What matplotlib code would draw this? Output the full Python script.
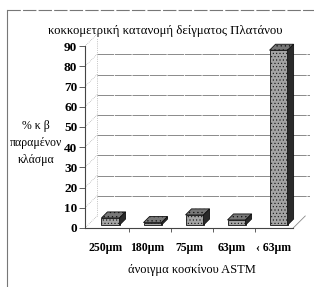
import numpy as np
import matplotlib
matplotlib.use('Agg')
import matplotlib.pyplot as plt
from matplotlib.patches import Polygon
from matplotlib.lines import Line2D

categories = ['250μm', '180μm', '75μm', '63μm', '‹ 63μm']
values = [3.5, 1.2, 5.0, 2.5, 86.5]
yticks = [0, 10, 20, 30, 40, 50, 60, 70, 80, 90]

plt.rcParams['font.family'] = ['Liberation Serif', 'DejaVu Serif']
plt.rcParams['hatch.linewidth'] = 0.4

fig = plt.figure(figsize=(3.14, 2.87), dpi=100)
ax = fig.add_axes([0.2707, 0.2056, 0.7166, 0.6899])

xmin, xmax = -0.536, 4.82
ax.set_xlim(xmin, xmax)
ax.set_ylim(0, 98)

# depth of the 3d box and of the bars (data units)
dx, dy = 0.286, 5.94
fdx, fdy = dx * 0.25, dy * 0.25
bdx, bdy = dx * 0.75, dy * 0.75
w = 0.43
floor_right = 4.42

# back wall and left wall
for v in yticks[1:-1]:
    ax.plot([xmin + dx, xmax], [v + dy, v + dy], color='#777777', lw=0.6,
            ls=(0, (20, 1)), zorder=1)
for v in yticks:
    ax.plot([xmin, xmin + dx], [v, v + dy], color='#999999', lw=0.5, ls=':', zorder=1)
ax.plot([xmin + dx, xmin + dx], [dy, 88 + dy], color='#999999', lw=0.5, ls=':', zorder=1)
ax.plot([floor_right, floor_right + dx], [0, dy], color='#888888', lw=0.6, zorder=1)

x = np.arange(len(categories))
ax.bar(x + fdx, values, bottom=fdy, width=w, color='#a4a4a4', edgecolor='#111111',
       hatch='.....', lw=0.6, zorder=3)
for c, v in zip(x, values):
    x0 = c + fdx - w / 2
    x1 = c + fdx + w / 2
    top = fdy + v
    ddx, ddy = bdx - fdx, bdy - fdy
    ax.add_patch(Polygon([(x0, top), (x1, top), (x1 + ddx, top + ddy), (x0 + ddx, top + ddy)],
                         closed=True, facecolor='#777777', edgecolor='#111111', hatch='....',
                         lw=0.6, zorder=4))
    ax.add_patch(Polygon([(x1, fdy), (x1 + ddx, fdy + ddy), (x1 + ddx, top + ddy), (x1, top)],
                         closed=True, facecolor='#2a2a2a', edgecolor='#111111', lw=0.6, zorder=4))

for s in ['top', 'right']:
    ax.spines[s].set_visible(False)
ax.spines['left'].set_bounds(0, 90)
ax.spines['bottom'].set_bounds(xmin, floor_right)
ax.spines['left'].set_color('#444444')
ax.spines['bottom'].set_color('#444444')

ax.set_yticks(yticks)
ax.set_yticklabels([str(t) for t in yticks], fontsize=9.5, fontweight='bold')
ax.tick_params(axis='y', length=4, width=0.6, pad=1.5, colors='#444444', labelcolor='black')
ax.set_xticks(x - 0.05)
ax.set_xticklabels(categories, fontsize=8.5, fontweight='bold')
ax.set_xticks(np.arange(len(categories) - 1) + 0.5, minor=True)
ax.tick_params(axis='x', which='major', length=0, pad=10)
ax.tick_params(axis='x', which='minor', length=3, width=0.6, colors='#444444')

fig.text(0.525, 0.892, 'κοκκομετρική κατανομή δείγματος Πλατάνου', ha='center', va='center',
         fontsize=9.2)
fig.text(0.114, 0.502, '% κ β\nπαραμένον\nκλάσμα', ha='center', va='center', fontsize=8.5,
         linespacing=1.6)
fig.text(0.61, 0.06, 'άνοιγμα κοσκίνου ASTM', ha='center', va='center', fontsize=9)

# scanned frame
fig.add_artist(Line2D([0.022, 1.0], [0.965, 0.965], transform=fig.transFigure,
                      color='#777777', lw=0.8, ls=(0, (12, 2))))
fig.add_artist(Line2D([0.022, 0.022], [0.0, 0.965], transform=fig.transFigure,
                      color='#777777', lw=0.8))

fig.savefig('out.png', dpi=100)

## WHAT IS EXPECTED:
From the first line above down to the line with "ax.plot([floor_right, floor_right +", reproduce every line and no others, omitting pictures.

## EXERCISE RESPONSE:
What matplotlib code would draw this? Output the full Python script.
import numpy as np
import matplotlib
matplotlib.use('Agg')
import matplotlib.pyplot as plt
from matplotlib.patches import Polygon
from matplotlib.lines import Line2D

categories = ['250μm', '180μm', '75μm', '63μm', '‹ 63μm']
values = [3.5, 1.2, 5.0, 2.5, 86.5]
yticks = [0, 10, 20, 30, 40, 50, 60, 70, 80, 90]

plt.rcParams['font.family'] = ['Liberation Serif', 'DejaVu Serif']
plt.rcParams['hatch.linewidth'] = 0.4

fig = plt.figure(figsize=(3.14, 2.87), dpi=100)
ax = fig.add_axes([0.2707, 0.2056, 0.7166, 0.6899])

xmin, xmax = -0.536, 4.82
ax.set_xlim(xmin, xmax)
ax.set_ylim(0, 98)

# depth of the 3d box and of the bars (data units)
dx, dy = 0.286, 5.94
fdx, fdy = dx * 0.25, dy * 0.25
bdx, bdy = dx * 0.75, dy * 0.75
w = 0.43
floor_right = 4.42

# back wall and left wall
for v in yticks[1:-1]:
    ax.plot([xmin + dx, xmax], [v + dy, v + dy], color='#777777', lw=0.6,
            ls=(0, (20, 1)), zorder=1)
for v in yticks:
    ax.plot([xmin, xmin + dx], [v, v + dy], color='#999999', lw=0.5, ls=':', zorder=1)
ax.plot([xmin + dx, xmin + dx], [dy, 88 + dy], color='#999999', lw=0.5, ls=':', zorder=1)
ax.plot([floor_right, floor_right + dx], [0, dy], color='#888888', lw=0.6, zorder=1)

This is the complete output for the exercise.